Incidents/2018-04-04 mathoid

From Wikitech

Summary

The Mathoid service in eqiad experienced an outage due to increased load. An operator mistake in provisioning more capacity extended the total outage time by 10 mins.

Timeline

  • 22:26 UTC The SRE team gets paged for a mathoid outage.
  • 22:27 UTC Pages about recovery arrive
  • 22:36 UTC Paged again about a failure.
  • 22:37 UTC Filippo calls Alex, who happens to be awake.
  • 22:40 UTC Alex logs in, realizes that extra traffic is being directed to the mathoid service (reason unknown, probably some pages/template edited), and decides to increase the capacity allocated to the cluster
  • 22:54 UTC alex issues the command to increase the number of pods from 4 to 16.
  • 22:55 UTC mathoid pages again.
  • ~23:00 UTC Giuseppe advises that the service IP in the kubernetes Service resource is wrong
  • 23:01 UTC alex fixes the above mistake, still no luck
  • 23:05 UTC Alex realizes the there is no network policy for the service applied so all traffic is denied
  • 23:08 UTC Alex removes the helm release and installs a new one
  • 23:09 UTC Mathoid recovers

Conclusions

An operator mistake when increasing the number of pods from 4 to 16 in the invocation caused a wrong service IP in the kubernetes service configuration. We need better tooling to avoid such things in the future. The helm release did not have a network policy applied after a pod increase.
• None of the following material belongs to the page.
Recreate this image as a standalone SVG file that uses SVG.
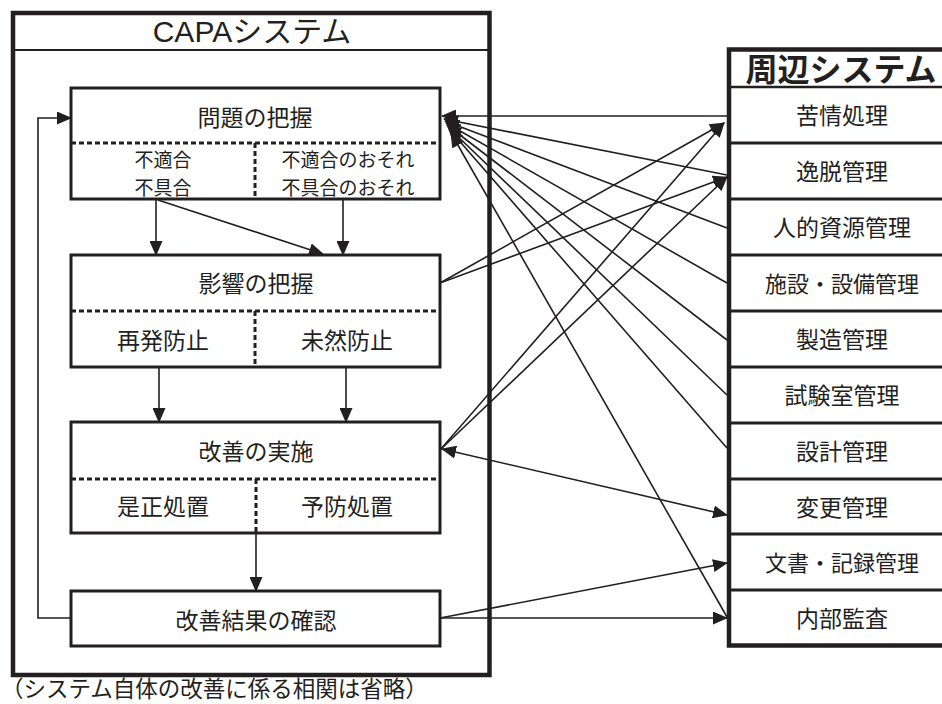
<svg xmlns="http://www.w3.org/2000/svg" width="942" height="704" viewBox="0 0 942 704">
<defs>
<marker id="ah" markerUnits="userSpaceOnUse" viewBox="0 0 15 13" refX="14" refY="6.5" markerWidth="15" markerHeight="13" orient="auto-start-reverse">
<path d="M0,0 L15,6.5 L0,13 z" fill="#231f20"/>
</marker>
</defs>
<style>
.frame{fill:none;stroke:#231f20;stroke-width:4.5}
.box{fill:#fff;stroke:#231f20;stroke-width:3}
.sep{stroke:#231f20;stroke-width:3}
.thin{stroke:#231f20;stroke-width:2}
.dot{stroke:#231f20;stroke-width:3;stroke-dasharray:5 3;fill:none}
.t{font-family:"Noto Sans CJK JP","Noto Sans CJK SC",sans-serif;font-size:23px;fill:#231f20;text-anchor:middle}
.s{font-size:19px}
.n{font-size:22px}
.c{stroke:#231f20;stroke-width:1.6;fill:none;marker-end:url(#ah)}
</style>
<rect x="0" y="0" width="942" height="704" fill="#fff"/>

<g id="capa-system">
<rect class="frame" x="13" y="13" width="476.5" height="662"/>
<line class="thin" x1="13" y1="50" x2="489.5" y2="50"/>
<text x="252" y="42" style="font-family:'Liberation Sans','Noto Sans CJK JP',sans-serif;font-size:30px;fill:#231f20;text-anchor:middle">CAPAシステム</text>
</g>

<g id="surrounding-system">
<rect class="frame" x="729" y="49.5" width="220" height="596"/>
<line class="thin" x1="729" y1="87" x2="945" y2="87" style="stroke-width:2.5"/>
<text x="841" y="81" style="font-family:'Noto Sans CJK JP',sans-serif;font-size:32px;font-weight:bold;fill:#231f20;text-anchor:middle">周辺システム</text>
<line class="sep" x1="729" y1="143" x2="945" y2="143"/>
<line class="sep" x1="729" y1="199" x2="945" y2="199"/>
<line class="sep" x1="729" y1="255" x2="945" y2="255"/>
<line class="sep" x1="729" y1="311" x2="945" y2="311"/>
<line class="sep" x1="729" y1="367" x2="945" y2="367"/>
<line class="sep" x1="729" y1="423" x2="945" y2="423"/>
<line class="sep" x1="729" y1="479" x2="945" y2="479"/>
<line class="sep" x1="729" y1="534" x2="945" y2="534"/>
<line class="sep" x1="729" y1="590" x2="945" y2="590"/>
</g>
<g id="r-kujo"><text class="t" x="842" y="124">苦情処理</text></g>
<g id="r-itsudatsu"><text class="t" x="842" y="180">逸脱管理</text></g>
<g id="r-jinteki"><text class="t" x="842" y="236">人的資源管理</text></g>
<g id="r-shisetsu"><text class="t n" x="842" y="292">施設・設備管理</text></g>
<g id="r-seizo"><text class="t" x="842" y="348">製造管理</text></g>
<g id="r-shiken"><text class="t" x="842" y="404">試験室管理</text></g>
<g id="r-sekkei"><text class="t" x="842" y="460">設計管理</text></g>
<g id="r-henko"><text class="t" x="842" y="516">変更管理</text></g>
<g id="r-bunsho"><text class="t n" x="842" y="571">文書・記録管理</text></g>
<g id="r-naibu"><text class="t" x="842" y="627">内部監査</text></g>

<g id="n-mondai">
<rect class="box" x="71" y="88" width="369" height="111"/>
<line class="dot" x1="71" y1="143" x2="440" y2="143"/>
<line class="dot" x1="255" y1="143" x2="255" y2="199"/>
<text class="t" x="255" y="126">問題の把握</text>
<text class="t s" x="163" y="167">不適合</text>
<text class="t s" x="163" y="195">不具合</text>
<text class="t s" x="348" y="167">不適合のおそれ</text>
<text class="t s" x="348" y="195">不具合のおそれ</text>
</g>

<g id="n-eikyo">
<rect class="box" x="71" y="255" width="369" height="112"/>
<line class="dot" x1="71" y1="311" x2="440" y2="311"/>
<line class="dot" x1="255" y1="311" x2="255" y2="367"/>
<text class="t" x="256" y="292">影響の把握</text>
<text class="t" x="163" y="349">再発防止</text>
<text class="t" x="347" y="349">未然防止</text>
</g>

<g id="n-kaizen">
<rect class="box" x="71" y="422" width="369" height="111"/>
<line class="dot" x1="71" y1="479" x2="440" y2="479"/>
<line class="dot" x1="256" y1="479" x2="256" y2="533"/>
<text class="t" x="256" y="460">改善の実施</text>
<text class="t" x="163" y="515">是正処置</text>
<text class="t" x="347" y="515">予防処置</text>
</g>

<g id="n-kakunin">
<rect class="box" x="71" y="591" width="369" height="55"/>
<text class="t" x="256" y="629">改善結果の確認</text>
</g>

<g id="connectors">
<line class="c" x1="156" y1="199" x2="156" y2="255"/>
<line class="c" x1="343" y1="199" x2="343" y2="255"/>
<line class="c" x1="158" y1="200" x2="323" y2="254"/>
<line class="c" x1="159" y1="367" x2="159" y2="422"/>
<line class="c" x1="346" y1="367" x2="346" y2="422"/>
<line class="c" x1="256" y1="533" x2="256" y2="591"/>
<polyline class="c" points="71,618 38,618 38,118 71,118"/>

<line class="c" x1="728" y1="116" x2="442" y2="116"/>
<line class="c" x1="727" y1="175" x2="444" y2="119"/>
<line class="c" x1="727" y1="228" x2="445" y2="121"/>
<line class="c" x1="727" y1="283" x2="446" y2="123"/>
<line class="c" x1="727" y1="340" x2="447" y2="125"/>
<line class="c" x1="727" y1="395" x2="448" y2="127"/>
<line class="c" x1="727" y1="448" x2="449" y2="129"/>
<line class="c" x1="727" y1="617" x2="451" y2="133"/>

<line class="c" x1="440" y1="283" x2="724" y2="123"/>
<line class="c" x1="440" y1="450" x2="724" y2="123"/>
<line class="c" x1="440" y1="283" x2="727" y2="177"/>
<line class="c" x1="440" y1="450" x2="727" y2="177"/>

<line class="c" x1="442" y1="449" x2="727" y2="515" style="marker-start:url(#ah)"/>
<line class="c" x1="440" y1="618" x2="727" y2="563"/>
<line class="c" x1="440" y1="618" x2="727" y2="618"/>
</g>

<text x="1" y="697" style="font-family:'Noto Sans CJK JP',sans-serif;font-size:22.5px;fill:#231f20">（システム自体の改善に係る相関は省略）</text>
</svg>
The exact cause is yet unknown, more testing is needed.

Actionables

  • Create documentation for the most common operations of the Kubernetes cluster and their services, like modifying the cluster size.

Notes

Usually, most requests for Math formulae are handled by RESTBase (as most are asks for renders); Mathoid itself handles only responding to checks for erroneous formulae and renders for new formulae. Because of that, traffic to Mathoid itself is rather limited (compared to actual external traffic). However, it is not uncommon for editors to import large numbers of formulae at once (e.g. by copy/pasting math code from one wiki page to another and then modifying for language/style), causing surges in traffic to the service itself. During the move of the service from SCB to Kubernetes, however, the number of workers able to handle requests was dropped from 96 to 4, which can easily cause the service to stop accepting requests as rendering MathML, SVG and PNG versions of a formula takes a while.